§ SET EXERCISE
Bring together all lines of the material below that contain the string "this".

§ GIVEN RECORDS

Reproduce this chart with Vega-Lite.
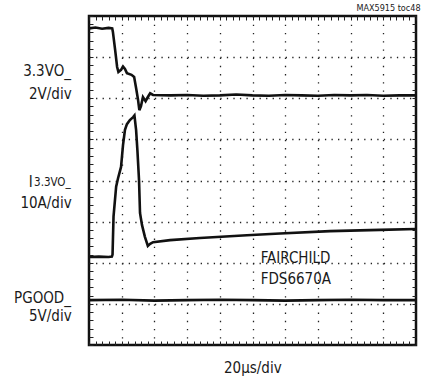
{
  "$schema": "https://vega.github.io/schema/vega-lite/v6.json",
  "width": 327,
  "height": 329,
  "autosize": {"type": "none"},
  "padding": {"left": 89, "top": 16, "right": 5, "bottom": 35},
  "background": "white",
  "config": {
    "view": {"stroke": "#111", "strokeWidth": 2.5},
    "font": "DejaVu Sans Condensed, Roboto",
    "text": {"font": "DejaVu Sans Condensed, Roboto", "color": "#1a1a1a", "baseline": "alphabetic"}
  },
  "layer": [
    {
      "data": {"values": [
        {"s":"V","t":0,"v":7.70},{"s":"V","t":0.2,"v":7.72},{"s":"V","t":0.4,"v":7.69},{"s":"V","t":0.6,"v":7.71},{"s":"V","t":0.71,"v":7.70},
        {"s":"V","t":0.73,"v":7.62},{"s":"V","t":0.80,"v":7.17},{"s":"V","t":0.86,"v":6.76},{"s":"V","t":0.90,"v":6.64},{"s":"V","t":0.98,"v":6.69},
        {"s":"V","t":1.04,"v":6.77},{"s":"V","t":1.10,"v":6.71},{"s":"V","t":1.16,"v":6.61},{"s":"V","t":1.30,"v":6.57},{"s":"V","t":1.38,"v":6.52},
        {"s":"V","t":1.44,"v":6.25},{"s":"V","t":1.50,"v":5.96},{"s":"V","t":1.54,"v":5.71},{"s":"V","t":1.59,"v":5.81},{"s":"V","t":1.65,"v":6.03},
        {"s":"V","t":1.73,"v":5.93},{"s":"V","t":1.80,"v":6.03},{"s":"V","t":1.87,"v":6.12},{"s":"V","t":1.96,"v":6.08},{"s":"V","t":2.5,"v":6.07},
        {"s":"V","t":3,"v":6.08},{"s":"V","t":3.5,"v":6.06},{"s":"V","t":4,"v":6.07},{"s":"V","t":4.5,"v":6.09},{"s":"V","t":5,"v":6.07},
        {"s":"V","t":5.5,"v":6.06},{"s":"V","t":6,"v":6.08},{"s":"V","t":6.5,"v":6.07},{"s":"V","t":7,"v":6.06},{"s":"V","t":7.5,"v":6.08},
        {"s":"V","t":8,"v":6.07},{"s":"V","t":8.5,"v":6.08},{"s":"V","t":9,"v":6.06},{"s":"V","t":9.5,"v":6.07},{"s":"V","t":10,"v":6.07},
        {"s":"I","t":0,"v":2.14},{"s":"I","t":0.3,"v":2.15},{"s":"I","t":0.6,"v":2.14},{"s":"I","t":0.70,"v":2.15},{"s":"I","t":0.72,"v":2.2},
        {"s":"I","t":0.75,"v":3.12},{"s":"I","t":0.83,"v":3.85},{"s":"I","t":0.89,"v":4.06},{"s":"I","t":0.98,"v":4.33},{"s":"I","t":1.04,"v":4.86},
        {"s":"I","t":1.10,"v":5.23},{"s":"I","t":1.16,"v":5.37},{"s":"I","t":1.25,"v":5.47},{"s":"I","t":1.35,"v":5.54},{"s":"I","t":1.39,"v":5.58},
        {"s":"I","t":1.44,"v":5.23},{"s":"I","t":1.48,"v":4.74},{"s":"I","t":1.53,"v":4.01},{"s":"I","t":1.56,"v":3.21},{"s":"I","t":1.62,"v":2.92},
        {"s":"I","t":1.71,"v":2.63},{"s":"I","t":1.80,"v":2.41},{"s":"I","t":1.87,"v":2.46},{"s":"I","t":1.96,"v":2.50},{"s":"I","t":2.48,"v":2.55},
        {"s":"I","t":3.39,"v":2.60},{"s":"I","t":4.83,"v":2.67},{"s":"I","t":5.84,"v":2.71},{"s":"I","t":7.37,"v":2.77},{"s":"I","t":8.90,"v":2.80},
        {"s":"I","t":10,"v":2.82},
        {"s":"P","t":0,"v":1.09},{"s":"P","t":1,"v":1.10},{"s":"P","t":2,"v":1.08},{"s":"P","t":3,"v":1.09},{"s":"P","t":4,"v":1.10},
        {"s":"P","t":5,"v":1.09},{"s":"P","t":6,"v":1.08},{"s":"P","t":7,"v":1.09},{"s":"P","t":8,"v":1.10},{"s":"P","t":9,"v":1.09},{"s":"P","t":10,"v":1.09}
      ]},
      "mark": {"type": "line", "color": "#111", "strokeWidth": 2.6, "interpolate": "linear"},
      "encoding": {
        "x": {"field": "t", "type": "quantitative", "scale": {"domain": [0, 10], "nice": false, "zero": false},
          "axis": {"orient": "bottom", "title": null, "labels": false, "domain": false,
            "values": [0,0.2,0.4,0.6,0.8,1,1.2,1.4,1.6,1.8,2,2.2,2.4,2.6,2.8,3,3.2,3.4,3.6,3.8,4,4.2,4.4,4.6,4.8,5,5.2,5.4,5.6,5.8,6,6.2,6.4,6.6,6.8,7,7.2,7.4,7.6,7.8,8,8.2,8.4,8.6,8.8,9,9.2,9.4,9.6,9.8,10],
            "ticks": true, "tickSize": -4, "tickColor": "#222", "tickWidth": 1,
            "grid": true, "gridColor": "#222", "gridWidth": 1.3, "gridDash": [1.3, 6.925],
            "gridOpacity": {"expr": "abs(datum.value - round(datum.value)) < 0.01 && datum.value > 0.5 && datum.value < 9.5 ? 1 : 0"}}},
        "y": {"field": "v", "type": "quantitative", "scale": {"domain": [0, 8], "nice": false, "zero": false},
          "axis": {"orient": "left", "title": null, "labels": false, "domain": false,
            "values": [0,0.2,0.4,0.6,0.8,1,1.2,1.4,1.6,1.8,2,2.2,2.4,2.6,2.8,3,3.2,3.4,3.6,3.8,4,4.2,4.4,4.6,4.8,5,5.2,5.4,5.6,5.8,6,6.2,6.4,6.6,6.8,7,7.2,7.4,7.6,7.8,8],
            "ticks": true, "tickSize": -4, "tickColor": "#222", "tickWidth": 1,
            "grid": true, "gridColor": "#222", "gridWidth": 1.3, "gridDash": [1.3, 5.24],
            "gridOpacity": {"expr": "abs(datum.value - round(datum.value)) < 0.01 && datum.value > 0.5 && datum.value < 7.5 ? 1 : 0"}}},
        "detail": {"field": "s", "type": "nominal"}
      }
    },
    {
      "data": {"values": [
        {"label": "3.3VO_", "t": -0.55, "v": 6.54},
        {"label": "2V/div", "t": -0.53, "v": 5.98},
        {"label": "10A/div", "t": -0.53, "v": 3.33},
        {"label": "PGOOD_", "t": -0.55, "v": 1.01},
        {"label": "5V/div", "t": -0.53, "v": 0.59}
      ]},
      "mark": {"type": "text", "align": "right", "fontSize": 15},
      "encoding": {
        "x": {"field": "t", "type": "quantitative", "axis": null},
        "y": {"field": "v", "type": "quantitative", "axis": null},
        "text": {"field": "label"}
      }
    },
    {
      "data": {"values": [{"label": "3.3VO_", "t": -0.56, "v": 3.86}]},
      "mark": {"type": "text", "align": "right", "fontSize": 11.5},
      "encoding": {
        "x": {"field": "t", "type": "quantitative", "axis": null},
        "y": {"field": "v", "type": "quantitative", "axis": null},
        "text": {"field": "label"}
      }
    },
    {
      "data": {"values": [
        {"label": "I", "t": -1.84, "v": 3.84},
        {"label": "FAIRCHILD", "t": 5.25, "v": 2.0},
        {"label": "FDS6670A", "t": 5.25, "v": 1.48}
      ]},
      "mark": {"type": "text", "align": "left", "fontSize": 15},
      "encoding": {
        "x": {"field": "t", "type": "quantitative", "axis": null},
        "y": {"field": "v", "type": "quantitative", "axis": null},
        "text": {"field": "label"}
      }
    },
    {
      "data": {"values": [{"label": "20µs/div", "t": 5.01, "v": -0.69}]},
      "mark": {"type": "text", "align": "center", "fontSize": 15},
      "encoding": {
        "x": {"field": "t", "type": "quantitative", "axis": null},
        "y": {"field": "v", "type": "quantitative", "axis": null},
        "text": {"field": "label"}
      }
    },
    {
      "data": {"values": [{"label": "MAX5915 toc48", "t": 10.14, "v": 8.13}]},
      "mark": {"type": "text", "align": "right", "fontSize": 9},
      "encoding": {
        "x": {"field": "t", "type": "quantitative",
          "axis": {"orient": "top", "title": null, "labels": false, "domain": false, "grid": false,
            "values": [0,0.2,0.4,0.6,0.8,1,1.2,1.4,1.6,1.8,2,2.2,2.4,2.6,2.8,3,3.2,3.4,3.6,3.8,4,4.2,4.4,4.6,4.8,5,5.2,5.4,5.6,5.8,6,6.2,6.4,6.6,6.8,7,7.2,7.4,7.6,7.8,8,8.2,8.4,8.6,8.8,9,9.2,9.4,9.6,9.8,10],
            "ticks": true, "tickSize": -4, "tickColor": "#222", "tickWidth": 1}},
        "y": {"field": "v", "type": "quantitative",
          "axis": {"orient": "right", "title": null, "labels": false, "domain": false, "grid": false,
            "values": [0,0.2,0.4,0.6,0.8,1,1.2,1.4,1.6,1.8,2,2.2,2.4,2.6,2.8,3,3.2,3.4,3.6,3.8,4,4.2,4.4,4.6,4.8,5,5.2,5.4,5.6,5.8,6,6.2,6.4,6.6,6.8,7,7.2,7.4,7.6,7.8,8],
            "ticks": true, "tickSize": -4, "tickColor": "#222", "tickWidth": 1}},
        "text": {"field": "label"}
      }
    }
  ]
}
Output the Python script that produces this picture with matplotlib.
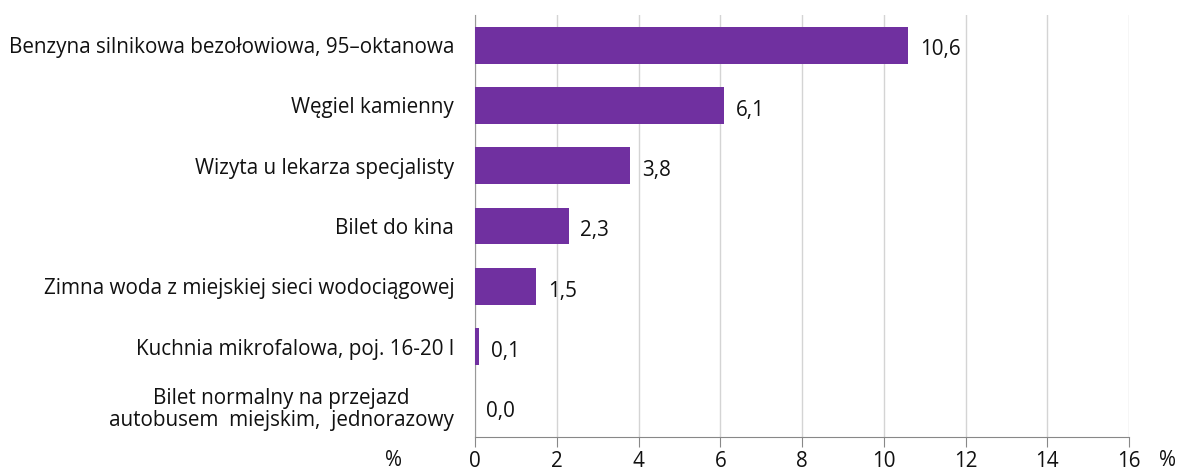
import matplotlib.pyplot as plt
import numpy as np

plt.rcParams['font.family'] = ['Open Sans', 'DejaVu Sans']

categories = [
    "Benzyna silnikowa bezołowiowa, 95–oktanowa",
    "Węgiel kamienny",
    "Wizyta u lekarza specjalisty",
    "Bilet do kina",
    "Zimna woda z miejskiej sieci wodociągowej",
    "Kuchnia mikrofalowa, poj. 16-20 l",
    "Bilet normalny na przejazd\nautobusem  miejskim,  jednorazowy",
]
values = [10.6, 6.1, 3.8, 2.3, 1.5, 0.1, 0.0]
value_labels = ["10,6", "6,1", "3,8", "2,3", "1,5", "0,1", "0,0"]
xticks = [0, 2, 4, 6, 8, 10, 12, 14, 16]

fs = 14.9
fig = plt.figure(figsize=(11.82, 4.70), dpi=100)
ax = fig.add_axes([475/1182, 1 - 437/470, (1129-475)/1182, (437-15)/470])

y = np.arange(len(categories))
ax.barh(y, values, height=0.61, color='#7030A0', zorder=3)
for yi, v, lab in zip(y, values, value_labels):
    ax.text(v + 0.28, yi + 0.08, lab, va='center', ha='left', fontsize=fs, color='#111111')

ax.set_ylim(len(categories) - 0.5, -0.5)
ax.set_xlim(0, 16)
ax.set_yticks(y)
ax.set_yticklabels(categories, fontsize=fs, color='#111111', linespacing=1.05)
ax.tick_params(axis='y', length=0, pad=15)
for lab in ax.get_yticklabels():
    lab.set_multialignment('center')
ax.set_xticks(xticks)
ax.set_xticklabels([str(t) for t in xticks], fontsize=fs, color='#111111')
ax.tick_params(axis='x', length=7, color='#888888', pad=3)
ax.grid(axis='x', color='#d4d4d4', linewidth=1, zorder=0)

for s in ['top', 'right']:
    ax.spines[s].set_visible(False)
ax.spines['left'].set_color('#999999')
ax.spines['bottom'].set_color('#888888')

fig.text(393/1182, 1 - 460/470, "%", ha='center', va='center', fontsize=fs, color='#111111')
fig.text(1168/1182, 1 - 460/470, "%", ha='center', va='center', fontsize=fs, color='#111111')

fig.savefig('out.png', dpi=100)
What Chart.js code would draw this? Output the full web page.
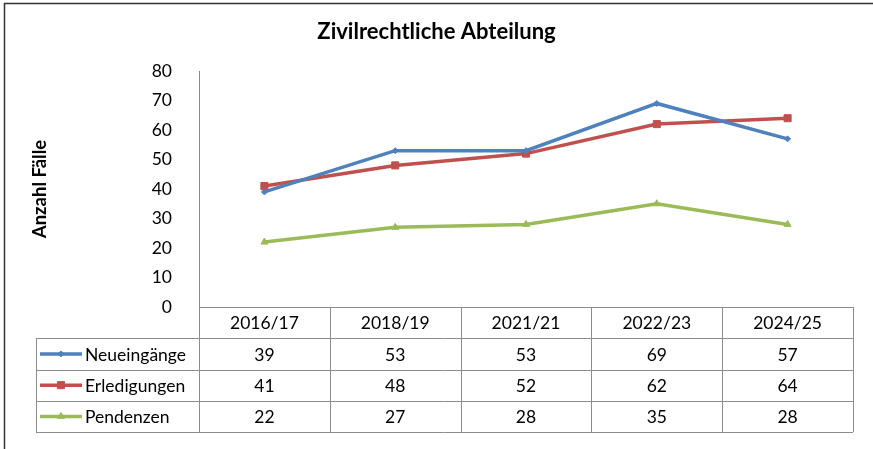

§ THE ANSWER
Reproduce this chart with Vega-Lite.
Output the Python script that produces this picture with matplotlib.
What Chart.js code would draw this? Output the full web page.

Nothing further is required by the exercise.